= The request =
Give the data below again exactly as it stands. Omit the pictures.

▼

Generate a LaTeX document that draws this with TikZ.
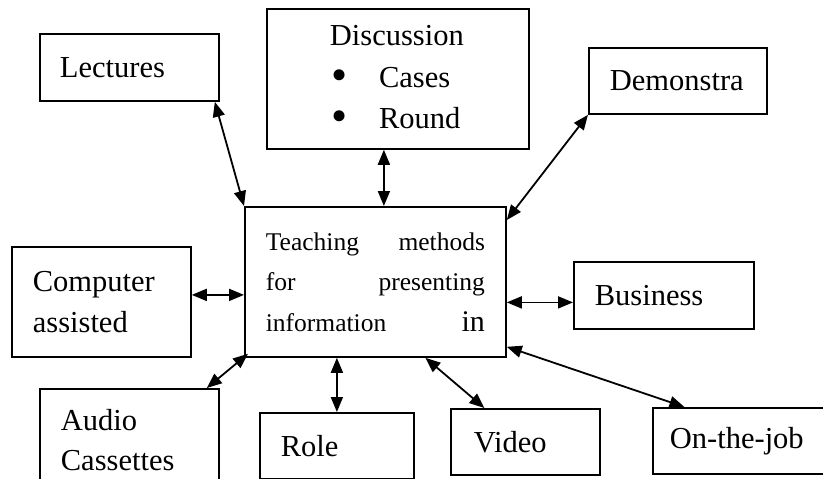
\documentclass[tikz,border=0pt]{standalone}
\usepackage{fontspec}
\setmainfont{Liberation Serif}
\usepackage{tikz}
\usetikzlibrary{arrows.meta, positioning}

\newcommand{\bigbullet}{\raisebox{-3pt}{\fontsize{46}{46}\selectfont\textbullet}}

\begin{document}
\begin{tikzpicture}[
    x=1pt, y=-1pt,
    every node/.style={font=\fontsize{30.5}{40.5}\selectfont},
    box/.style={draw, line width=1.8pt, anchor=north west, inner sep=0pt, align=left},
    arr/.style={{Triangle[length=15pt,width=12pt]}-{Triangle[length=15pt,width=12pt]}, line width=1.8pt},
]
\useasboundingbox (0,0) rectangle (823,479);
\clip (0,0) rectangle (823,479);

% centre box
\node[box, minimum width=261pt, minimum height=150pt, text width=219pt,
      font=\fontsize{25.5}{40.5}\selectfont] (teach) at (244,206)
     {Teaching\hfill methods\\for\hfill presenting\\information\hfill{\fontsize{30}{40.5}\selectfont in}};

% surrounding boxes
\node[box, minimum width=179pt, minimum height=67pt,  text width=139pt] (lect)  at (39,33)   {Lectures};
\node[box, minimum width=262pt, minimum height=140pt, text width=136pt,
      font=\fontsize{30.5}{41.5}\selectfont] (disc)  at (266,8)
     {Discussion\\\hspace*{2pt}\bigbullet\hspace*{31pt}Cases\\\hspace*{2pt}\bigbullet\hspace*{31pt}Round};
\node[box, minimum width=178pt, minimum height=66pt,  text width=136pt] (demo)  at (588,47)  {Demonstra};
\node[box, minimum width=180pt, minimum height=67pt,  text width=138pt] (busi)  at (573,261) {Business};
\node[box, minimum width=179pt, minimum height=110pt, text width=137pt] (comp)  at (11,246)  {Computer\\assisted};
\node[box, minimum width=179pt, minimum height=102pt, text width=137pt] (audio) at (39,388)  {Audio\\Cassettes};
\node[box, minimum width=154pt, minimum height=66pt,  text width=112pt] (role)  at (259,412) {Role};
\node[box, minimum width=149pt, minimum height=66pt,  text width=103pt] (video) at (450,408) {Video};
\node[box, minimum width=171pt, minimum height=66pt,  text width=137pt] (job)   at (652,407) {On-the-job};

% connectors
\draw[arr] ([xshift=-5pt]lect.south east) -- (teach.north west);
\draw[arr] ([xshift=-14pt]disc.south) -- ([xshift=-14pt]disc.south |- teach.north);
\draw[arr] (demo.south west) -- ([yshift=-14pt]teach.north east);
\draw[arr] ([yshift=-7pt]busi.west -| teach.east) -- ([yshift=-7pt]busi.west);
\draw[arr] ([yshift=7pt]comp.east) -- ([yshift=7pt]comp.east -| teach.west);
\draw[arr] ([xshift=4pt,yshift=4pt]teach.south west) -- ([xshift=-13pt]audio.north east);
\draw[arr] (role.north |- teach.south) -- (role.north);
\draw[arr] ([xshift=50pt]teach.south) -- ([xshift=-41pt]video.north);
\draw[arr] ([yshift=11pt]teach.south east) -- ([xshift=-54pt]job.north);
\end{tikzpicture}
\end{document}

▲

= Result =
Generate a LaTeX document that draws this with TikZ.
\documentclass[tikz,border=0pt]{standalone}
\usepackage{fontspec}
\setmainfont{Liberation Serif}
\usepackage{tikz}
\usetikzlibrary{arrows.meta, positioning}

\newcommand{\bigbullet}{\raisebox{-3pt}{\fontsize{46}{46}\selectfont\textbullet}}

\begin{document}
\begin{tikzpicture}[
    x=1pt, y=-1pt,
    every node/.style={font=\fontsize{30.5}{40.5}\selectfont},
    box/.style={draw, line width=1.8pt, anchor=north west, inner sep=0pt, align=left},
    arr/.style={{Triangle[length=15pt,width=12pt]}-{Triangle[length=15pt,width=12pt]}, line width=1.8pt},
]
\useasboundingbox (0,0) rectangle (823,479);
\clip (0,0) rectangle (823,479);

% centre box
\node[box, minimum width=261pt, minimum height=150pt, text width=219pt,
      font=\fontsize{25.5}{40.5}\selectfont] (teach) at (244,206)
     {Teaching\hfill methods\\for\hfill presenting\\information\hfill{\fontsize{30}{40.5}\selectfont in}};

% surrounding boxes
\node[box, minimum width=179pt, minimum height=67pt,  text width=139pt] (lect)  at (39,33)   {Lectures};
\node[box, minimum width=262pt, minimum height=140pt, text width=136pt,
      font=\fontsize{30.5}{41.5}\selectfont] (disc)  at (266,8)
     {Discussion\\\hspace*{2pt}\bigbullet\hspace*{31pt}Cases\\\hspace*{2pt}\bigbullet\hspace*{31pt}Round};
\node[box, minimum width=178pt, minimum height=66pt,  text width=136pt] (demo)  at (588,47)  {Demonstra};
\node[box, minimum width=180pt, minimum height=67pt,  text width=138pt] (busi)  at (573,261) {Business};
\node[box, minimum width=179pt, minimum height=110pt, text width=137pt] (comp)  at (11,246)  {Computer\\assisted};
\node[box, minimum width=179pt, minimum height=102pt, text width=137pt] (audio) at (39,388)  {Audio\\Cassettes};
\node[box, minimum width=154pt, minimum height=66pt,  text width=112pt] (role)  at (259,412) {Role};
\node[box, minimum width=149pt, minimum height=66pt,  text width=103pt] (video) at (450,408) {Video};
\node[box, minimum width=171pt, minimum height=66pt,  text width=137pt] (job)   at (652,407) {On-the-job};

% connectors
\draw[arr] ([xshift=-5pt]lect.south east) -- (teach.north west);
\draw[arr] ([xshift=-14pt]disc.south) -- ([xshift=-14pt]disc.south |- teach.north);
\draw[arr] (demo.south west) -- ([yshift=-14pt]teach.north east);
\draw[arr] ([yshift=-7pt]busi.west -| teach.east) -- ([yshift=-7pt]busi.west);
\draw[arr] ([yshift=7pt]comp.east) -- ([yshift=7pt]comp.east -| teach.west);
\draw[arr] ([xshift=4pt,yshift=4pt]teach.south west) -- ([xshift=-13pt]audio.north east);
\draw[arr] (role.north |- teach.south) -- (role.north);
\draw[arr] ([xshift=50pt]teach.south) -- ([xshift=-41pt]video.north);
\draw[arr] ([yshift=11pt]teach.south east) -- ([xshift=-54pt]job.north);
\end{tikzpicture}
\end{document}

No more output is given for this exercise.